The Video AI Showdown: How Do Gen-2, Pika and Moonvalley Stack Up?
A thorough test reveals very different results
Text-to-video AI is an emerging technology that converts text prompts into short video clips. A lot of progress has been made in this area recently and results have been going from surreal looking abstractions to coherent video clips of recognisable and coherent scenes.
In this article, I test and compare three leading text-to-video models - RunwayML's Gen-2, Pika Labs, and Moonvalley - using the same prompts to evaluate their video quality, understanding of prompts, and rendering of realistic motion.
The owl
Prompt 1: an ultra slo-mo recording with a high speed camera of an owl flying on a black background
When it comes to understanding the prompt Pika Labs fail quite a lot. The owl is not on a black background and we don’t even see the wings of the owl. There is also hardly any movement. Moonvalley does better and generates some quite convincing wing movements but it could be argued that the clip is not ultra slow motion. Gen-2 does a decent job overall understanding the prompt and creating some slo-mo movement. When it comes to image quality it is a matter of taste. Gen-2 looks more photorealistic while Moonvalley is very sharp but a little bit artificial. Pika Labs has some very unconvincing lighting but it’s hard to tell when the image is so cropped.
Dancers
Prompt 2: A man and a woman dancing quick rock'n'roll with a lot of movement
Pika Labs and Gen-2 definitely win on the overall look of these clips. Moonvalley has a very artificial look especially in the skin tones.
I admit I created a challenging prompt, rapid movement is not easy for these models and there is some way to go before we’ll see fully convincing dance videos generated with AI. With that in mind Moonvalley does create a decent movement that actually looks like rock’n’roll dancing. Pika Labs is decent too but suffers from a lot of blur on the moving limbs. With this prompt Gen-2 fails completely and chooses to create a very slo-mo clip which is far off the prompt.
Skipping rope
Prompt 3: a girl jumping on a skipping rope
Here is another very challenging prompt that requires an understanding of a very specific type of movement. First off Gen-2 fails on all parameters, the skipping rope looks crazy and again the movement is slo-mo even though we didn’t ask for that. Also if you look closely the face of the girl is disfigured. Moonvalley suffers from the artificial look but anatomy and body movement looks good, only we don’t have a rope that is actually moving. Pika Labs has a movement that seems ok at first but you’ll notice that there is some weird morphing of the body.
Make your own clips
RunwayML’s Gen-2 is a paid service with a free trial. You can sign up here. Pika Labs is still in beta but you can apply for access via Discord here. Moonvalley is also an early version that has a Discord access.
Final thoughts
Although text-to-video tools have come a long way there is still some way to go before we have fully production ready video generation and I think this test shows some of the strengths and weaknesses of the current technology.
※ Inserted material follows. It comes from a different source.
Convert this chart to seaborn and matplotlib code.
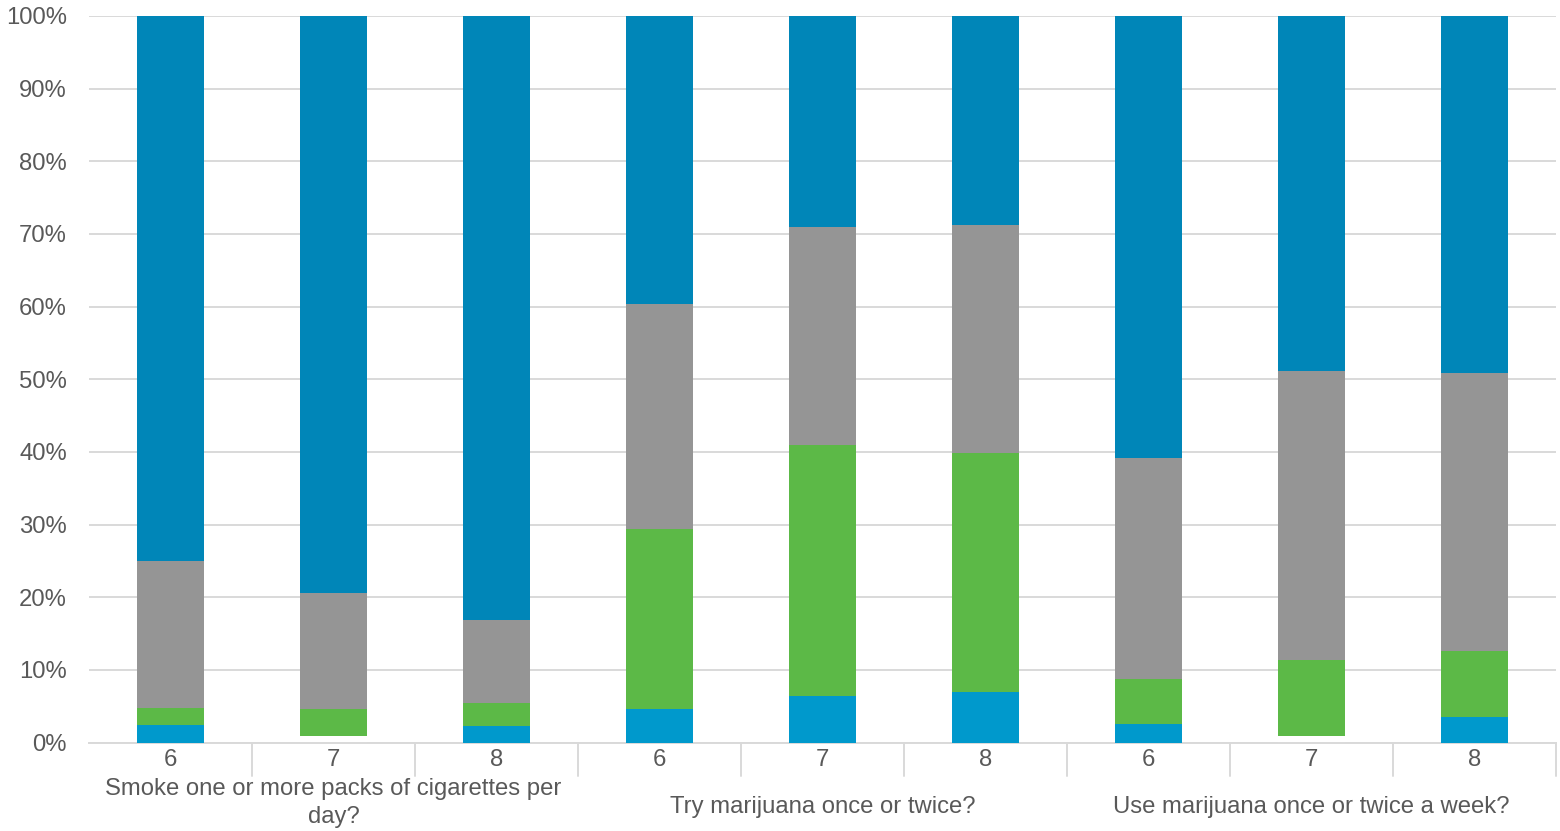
import matplotlib
matplotlib.use("Agg")
import matplotlib.pyplot as plt
import matplotlib.transforms as mtransforms
import seaborn as sns
import pandas as pd

# ---- data (percent of respondents) ----
groups = ["Smoke one or more packs of cigarettes per\nday?",
          "Try marijuana once or twice?",
          "Use marijuana once or twice a week?"]
grades = ["6", "7", "8"]
bar_ids = [f"{g}-{gr}" for g in range(3) for gr in grades]
tick_labels = grades * 3

seg_lightblue = [2.4, 0.0, 2.3, 4.6, 6.4, 6.9, 2.6, 0.0, 3.5]
seg_blank     = [0.0, 0.9, 0.0, 0.0, 0.0, 0.0, 0.0, 0.9, 0.0]
seg_green     = [2.4, 3.7, 3.1, 24.8, 34.6, 33.0, 6.1, 10.5, 9.1]
seg_gray      = [20.2, 16.0, 11.4, 30.9, 30.0, 31.4, 30.5, 39.8, 38.3]
seg_darkblue  = [75.0, 79.4, 83.2, 39.7, 29.0, 28.7, 60.8, 48.8, 49.1]

layers = [("lightblue", seg_lightblue, "#0099CC", 3.0),
          ("blank", seg_blank, "#FFFFFF", 2.0),
          ("green", seg_green, "#5CB947", 1.8),
          ("gray", seg_gray, "#959595", 1.6),
          ("darkblue", seg_darkblue, "#0086B8", 1.5)]

# cumulative tops
rows = []
cum = [0.0] * len(bar_ids)
for name, vals, col, z in layers:
    cum = [c + v for c, v in zip(cum, vals)]
    for b, c in zip(bar_ids, cum):
        rows.append({"bar": b, "layer": name, "top": c})
df = pd.DataFrame(rows)

sns.set_theme(style="white")
plt.rcParams["font.family"] = ["Liberation Sans", "DejaVu Sans"]

fig = plt.figure(figsize=(15.6, 8.31), dpi=100)
ax = fig.add_axes([89 / 1560, 88.5 / 831, (1556 - 89) / 1560, (742.5 - 16) / 831])

text_col = "#595959"
grid_col = "#D9D9D9"
fs = 17.2

for name, vals, col, z in reversed(layers):
    sub = df[df["layer"] == name]
    sns.barplot(data=sub, x="bar", y="top", order=bar_ids, color=col,
                width=0.405, saturation=1, linewidth=0, ax=ax, zorder=z)

ax.set_xlim(-0.5, 8.5)
ax.set_ylim(0, 100)
ax.set_yticks(range(0, 101, 10))
ax.set_yticklabels([f"{v}%" for v in range(0, 101, 10)])
ax.yaxis.grid(True, color=grid_col, linewidth=1.4)
ax.set_axisbelow(True)
ax.set_xticks(range(9))
ax.set_xticklabels(tick_labels)
ax.tick_params(axis="y", length=0, pad=16, labelsize=fs, labelcolor=text_col)
ax.tick_params(axis="x", length=0, pad=5, labelsize=fs, labelcolor=text_col)
ax.set_xlabel("")
ax.set_ylabel("")
for s in ["top", "right", "left"]:
    ax.spines[s].set_visible(False)
ax.spines["bottom"].set_color(grid_col)
ax.spines["bottom"].set_linewidth(1.4)
ax.spines["bottom"].set_zorder(2.5)

# category separators
trans = mtransforms.blended_transform_factory(ax.transData, ax.transAxes)
sep_bottom = -33.5 / 726.5
for xs in [i + 0.5 for i in range(9)]:
    ax.plot([xs, xs], [0, sep_bottom], color=grid_col, linewidth=1.4,
            transform=trans, clip_on=False, zorder=1)

# group labels
for gi, label in enumerate(groups):
    ycen = -60.5 / 726.5 if gi == 0 else -64 / 726.5
    ax.text(gi * 3 + 1, ycen, label, transform=trans, ha="center", va="center",
            fontsize=fs, color=text_col, linespacing=1.38)

fig.savefig("out.png", dpi=100, facecolor="white")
Overall Gen-2 is favoured by many artists for its convincing image quality but as this test shows it’s lagging behind in understanding the movement stated in the prompt. Everything seems to become slow motion in Gen-2.
Pika Labs is a good alternative for some types of clips as it seems to handle movement better.
Moonvalley is a serious contender though. There seems to be a good coherence in creating the correct movement of a scene, only does it suffer from an image quality that is artificial looking. But maybe with some good prompt engineering that can be overcome.